> [DATA LINES]:
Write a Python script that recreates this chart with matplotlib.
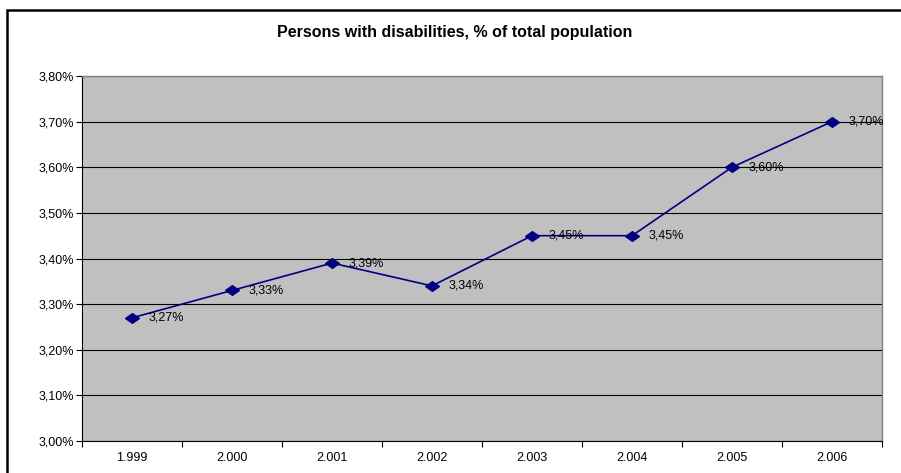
import matplotlib.pyplot as plt
import matplotlib.ticker as ticker
from matplotlib.patches import Rectangle

# ===== Data =====
years = ["1.999", "2.000", "2.001", "2.002", "2.003", "2.004", "2.005", "2.006"]
share = [3.27, 3.33, 3.39, 3.34, 3.45, 3.45, 3.60, 3.70]  # % of total population

# ===== Styling =====
navy = "#000080"
plot_bg = "#c0c0c0"
font_name = "Liberation Sans"
plt.rcParams["font.family"] = [font_name, "DejaVu Sans"]
tick_size = 9
label_size = 9

# flat diamond, wider than tall
diamond = [(-1, 0), (0, 0.7), (1, 0), (0, -0.7), (-1, 0)]


def pct(v, pos=None):
    return f"{v:.2f}%".replace(".", ",")


fig = plt.figure(figsize=(9.01, 4.73), dpi=100)
W, H = 901, 473
ax = fig.add_axes([82 / W, 1 - 441 / H, 800 / W, 365 / H])
ax.set_facecolor(plot_bg)

x = list(range(len(years)))
ax.plot(x, share, color=navy, linewidth=1.2, marker=diamond, markersize=10,
        markerfacecolor=navy, markeredgecolor=navy, zorder=3)

for xi, v in zip(x, share):
    ax.annotate(pct(v), (xi, v), xytext=(12, 0), textcoords="offset points",
                fontsize=label_size, va="center", ha="left", color="black", zorder=4)

# ===== Axes =====
ax.set_xlim(-0.5, len(years) - 0.5)
ax.set_ylim(3.0, 3.8)
ax.yaxis.set_major_locator(ticker.MultipleLocator(0.1))
ax.yaxis.set_major_formatter(ticker.FuncFormatter(pct))
ax.set_xticks(x)
ax.set_xticklabels(years)
ax.set_xticks([i + 0.5 for i in range(-1, len(years))], minor=True)
ax.tick_params(axis="x", which="major", length=0, labelsize=tick_size, pad=8)
ax.tick_params(axis="x", which="minor", length=4, width=0.8, direction="out")
ax.tick_params(axis="y", which="major", length=4, width=0.8, labelsize=tick_size, pad=2)

ax.grid(axis="y", color="black", linewidth=0.8, zorder=1)
ax.set_axisbelow(True)
for side in ("top", "right"):
    ax.spines[side].set_color("#808080")
    ax.spines[side].set_linewidth(1.0)
for side in ("left", "bottom"):
    ax.spines[side].set_color("black")
    ax.spines[side].set_linewidth(0.8)

fig.text(455 / W, 1 - 32 / H, "Persons with disabilities, % of total population",
         ha="center", va="center", fontsize=11.5, fontweight="bold")

# outer chart frame
fig.patches.append(Rectangle((7 / W, -0.05), 1.0, 1 - 10 / H + 0.05,
                             transform=fig.transFigure, fill=False,
                             edgecolor="black", linewidth=1.8))

fig.savefig("out.png", dpi=100)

> [WORK REQUIRED]:
All the material shown above is to be copied exactly, with no pictures carried over.

> [TASK SOLUTION]:
Write a Python script that recreates this chart with matplotlib.
import matplotlib.pyplot as plt
import matplotlib.ticker as ticker
from matplotlib.patches import Rectangle

# ===== Data =====
years = ["1.999", "2.000", "2.001", "2.002", "2.003", "2.004", "2.005", "2.006"]
share = [3.27, 3.33, 3.39, 3.34, 3.45, 3.45, 3.60, 3.70]  # % of total population

# ===== Styling =====
navy = "#000080"
plot_bg = "#c0c0c0"
font_name = "Liberation Sans"
plt.rcParams["font.family"] = [font_name, "DejaVu Sans"]
tick_size = 9
label_size = 9

# flat diamond, wider than tall
diamond = [(-1, 0), (0, 0.7), (1, 0), (0, -0.7), (-1, 0)]


def pct(v, pos=None):
    return f"{v:.2f}%".replace(".", ",")


fig = plt.figure(figsize=(9.01, 4.73), dpi=100)
W, H = 901, 473
ax = fig.add_axes([82 / W, 1 - 441 / H, 800 / W, 365 / H])
ax.set_facecolor(plot_bg)

x = list(range(len(years)))
ax.plot(x, share, color=navy, linewidth=1.2, marker=diamond, markersize=10,
        markerfacecolor=navy, markeredgecolor=navy, zorder=3)

for xi, v in zip(x, share):
    ax.annotate(pct(v), (xi, v), xytext=(12, 0), textcoords="offset points",
                fontsize=label_size, va="center", ha="left", color="black", zorder=4)

# ===== Axes =====
ax.set_xlim(-0.5, len(years) - 0.5)
ax.set_ylim(3.0, 3.8)
ax.yaxis.set_major_locator(ticker.MultipleLocator(0.1))
ax.yaxis.set_major_formatter(ticker.FuncFormatter(pct))
ax.set_xticks(x)
ax.set_xticklabels(years)
ax.set_xticks([i + 0.5 for i in range(-1, len(years))], minor=True)
ax.tick_params(axis="x", which="major", length=0, labelsize=tick_size, pad=8)
ax.tick_params(axis="x", which="minor", length=4, width=0.8, direction="out")
ax.tick_params(axis="y", which="major", length=4, width=0.8, labelsize=tick_size, pad=2)

ax.grid(axis="y", color="black", linewidth=0.8, zorder=1)
ax.set_axisbelow(True)
for side in ("top", "right"):
    ax.spines[side].set_color("#808080")
    ax.spines[side].set_linewidth(1.0)
for side in ("left", "bottom"):
    ax.spines[side].set_color("black")
    ax.spines[side].set_linewidth(0.8)

fig.text(455 / W, 1 - 32 / H, "Persons with disabilities, % of total population",
         ha="center", va="center", fontsize=11.5, fontweight="bold")

# outer chart frame
fig.patches.append(Rectangle((7 / W, -0.05), 1.0, 1 - 10 / H + 0.05,
                             transform=fig.transFigure, fill=False,
                             edgecolor="black", linewidth=1.8))

fig.savefig("out.png", dpi=100)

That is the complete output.